__WHAT YOU SHOULD DO__: All lines holding the string "React" are to be shown.

▶

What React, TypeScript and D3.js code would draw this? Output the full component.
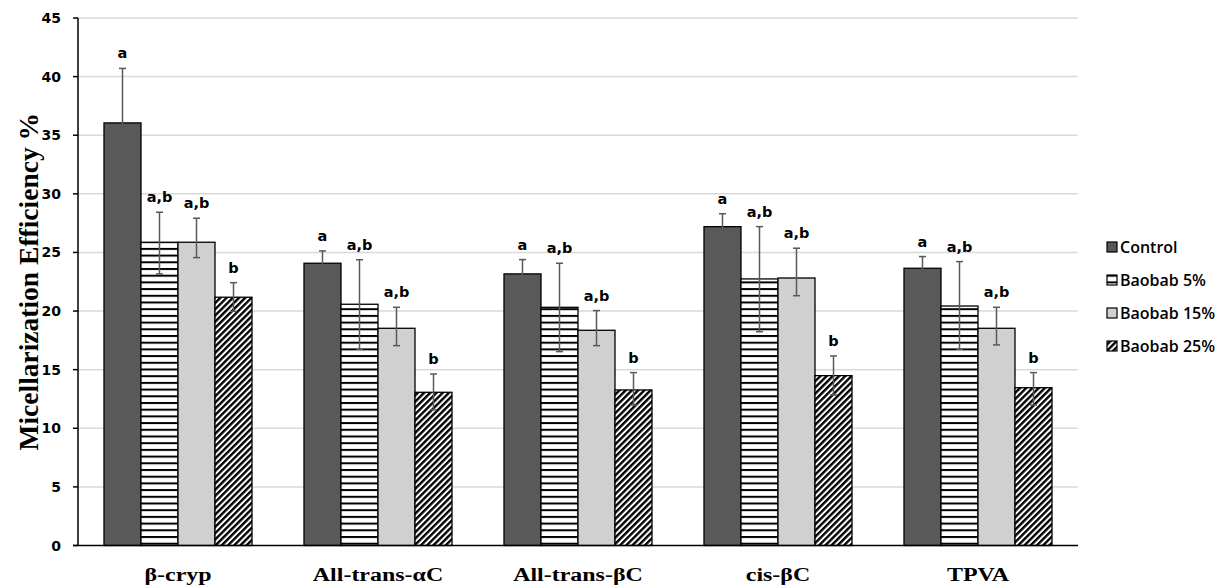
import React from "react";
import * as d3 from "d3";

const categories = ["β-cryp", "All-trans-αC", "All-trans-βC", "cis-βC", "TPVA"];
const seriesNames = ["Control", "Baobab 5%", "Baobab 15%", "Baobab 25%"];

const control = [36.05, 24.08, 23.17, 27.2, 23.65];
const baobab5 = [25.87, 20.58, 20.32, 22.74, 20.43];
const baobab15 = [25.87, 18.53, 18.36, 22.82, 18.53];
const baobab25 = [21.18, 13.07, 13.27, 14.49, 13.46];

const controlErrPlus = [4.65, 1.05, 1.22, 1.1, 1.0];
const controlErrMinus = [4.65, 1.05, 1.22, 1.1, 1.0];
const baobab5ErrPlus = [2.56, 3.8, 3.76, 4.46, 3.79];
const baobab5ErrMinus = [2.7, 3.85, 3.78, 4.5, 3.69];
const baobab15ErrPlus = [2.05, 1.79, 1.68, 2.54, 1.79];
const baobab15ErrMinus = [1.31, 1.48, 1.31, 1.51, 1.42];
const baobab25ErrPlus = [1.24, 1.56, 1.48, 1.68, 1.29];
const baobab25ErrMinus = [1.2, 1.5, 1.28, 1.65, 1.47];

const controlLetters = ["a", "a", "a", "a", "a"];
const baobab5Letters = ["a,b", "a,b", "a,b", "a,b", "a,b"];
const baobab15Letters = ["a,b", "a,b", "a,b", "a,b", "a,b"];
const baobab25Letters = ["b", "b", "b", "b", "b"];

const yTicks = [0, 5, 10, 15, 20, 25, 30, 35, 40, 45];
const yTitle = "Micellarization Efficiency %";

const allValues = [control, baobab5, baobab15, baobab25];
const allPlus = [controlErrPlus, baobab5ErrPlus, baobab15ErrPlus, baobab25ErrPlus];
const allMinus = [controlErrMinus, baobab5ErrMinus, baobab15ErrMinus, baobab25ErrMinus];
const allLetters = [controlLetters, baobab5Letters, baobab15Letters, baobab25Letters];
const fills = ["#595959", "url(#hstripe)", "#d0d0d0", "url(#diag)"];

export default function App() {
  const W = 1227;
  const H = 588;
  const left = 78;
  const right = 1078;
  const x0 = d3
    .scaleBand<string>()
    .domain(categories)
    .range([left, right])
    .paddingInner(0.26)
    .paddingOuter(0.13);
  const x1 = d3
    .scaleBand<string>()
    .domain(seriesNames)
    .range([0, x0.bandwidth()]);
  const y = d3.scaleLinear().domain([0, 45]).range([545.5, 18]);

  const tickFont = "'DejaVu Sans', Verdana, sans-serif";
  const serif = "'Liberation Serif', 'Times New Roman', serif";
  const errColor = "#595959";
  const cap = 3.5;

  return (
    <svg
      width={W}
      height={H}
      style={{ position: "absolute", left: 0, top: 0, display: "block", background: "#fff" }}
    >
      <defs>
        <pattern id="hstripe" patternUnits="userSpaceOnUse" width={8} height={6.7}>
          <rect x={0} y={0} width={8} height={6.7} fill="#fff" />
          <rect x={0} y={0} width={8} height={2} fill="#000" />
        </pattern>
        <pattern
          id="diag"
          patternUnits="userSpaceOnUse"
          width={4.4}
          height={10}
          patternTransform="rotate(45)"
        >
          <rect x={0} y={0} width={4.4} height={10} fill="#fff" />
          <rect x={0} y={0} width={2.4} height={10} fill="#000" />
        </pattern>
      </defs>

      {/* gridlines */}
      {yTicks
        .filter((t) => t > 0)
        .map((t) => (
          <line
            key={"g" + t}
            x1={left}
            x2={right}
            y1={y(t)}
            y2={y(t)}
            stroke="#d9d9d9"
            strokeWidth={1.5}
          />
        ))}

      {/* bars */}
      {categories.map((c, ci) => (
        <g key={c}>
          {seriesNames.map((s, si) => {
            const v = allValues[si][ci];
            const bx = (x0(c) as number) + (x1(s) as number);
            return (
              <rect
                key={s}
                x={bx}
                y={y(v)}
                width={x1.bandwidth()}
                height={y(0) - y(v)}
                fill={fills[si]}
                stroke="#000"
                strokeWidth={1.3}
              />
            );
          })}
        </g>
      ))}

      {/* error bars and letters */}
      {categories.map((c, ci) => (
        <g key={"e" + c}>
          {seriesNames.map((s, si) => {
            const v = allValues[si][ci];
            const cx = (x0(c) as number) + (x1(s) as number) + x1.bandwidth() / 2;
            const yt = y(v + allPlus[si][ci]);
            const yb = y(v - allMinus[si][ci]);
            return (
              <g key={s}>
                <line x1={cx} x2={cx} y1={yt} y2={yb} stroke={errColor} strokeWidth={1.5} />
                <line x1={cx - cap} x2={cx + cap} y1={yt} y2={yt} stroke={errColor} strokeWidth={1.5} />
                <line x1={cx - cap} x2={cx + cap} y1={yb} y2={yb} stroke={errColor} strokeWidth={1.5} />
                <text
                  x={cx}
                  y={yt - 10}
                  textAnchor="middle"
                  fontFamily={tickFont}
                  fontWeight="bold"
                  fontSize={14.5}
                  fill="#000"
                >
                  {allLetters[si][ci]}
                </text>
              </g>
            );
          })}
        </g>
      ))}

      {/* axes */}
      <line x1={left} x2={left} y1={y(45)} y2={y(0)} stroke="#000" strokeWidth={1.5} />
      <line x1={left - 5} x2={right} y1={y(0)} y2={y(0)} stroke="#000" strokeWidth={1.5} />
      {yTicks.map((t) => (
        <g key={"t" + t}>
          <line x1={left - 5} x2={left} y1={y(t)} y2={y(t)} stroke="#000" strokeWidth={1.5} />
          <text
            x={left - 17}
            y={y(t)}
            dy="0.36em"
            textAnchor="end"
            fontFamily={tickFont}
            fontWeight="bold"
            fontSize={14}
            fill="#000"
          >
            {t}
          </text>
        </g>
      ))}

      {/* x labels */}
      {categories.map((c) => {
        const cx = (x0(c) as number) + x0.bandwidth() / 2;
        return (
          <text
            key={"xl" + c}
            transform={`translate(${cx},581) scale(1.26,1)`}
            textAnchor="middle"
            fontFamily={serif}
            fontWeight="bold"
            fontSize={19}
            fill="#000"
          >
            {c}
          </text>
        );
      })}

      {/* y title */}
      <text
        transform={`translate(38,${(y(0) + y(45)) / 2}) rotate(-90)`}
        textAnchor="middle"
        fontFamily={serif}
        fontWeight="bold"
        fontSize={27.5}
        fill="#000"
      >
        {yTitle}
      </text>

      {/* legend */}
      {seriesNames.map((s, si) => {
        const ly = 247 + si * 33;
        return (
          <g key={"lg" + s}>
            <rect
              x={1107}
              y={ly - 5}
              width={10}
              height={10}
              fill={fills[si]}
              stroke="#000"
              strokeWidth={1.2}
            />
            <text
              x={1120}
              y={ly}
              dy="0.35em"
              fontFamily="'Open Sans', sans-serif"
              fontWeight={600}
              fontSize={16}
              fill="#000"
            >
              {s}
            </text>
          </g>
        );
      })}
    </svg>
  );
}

◀

__RESPONSE TO THE TASK__:
What React, TypeScript and D3.js code would draw this? Output the full component.
import React from "react";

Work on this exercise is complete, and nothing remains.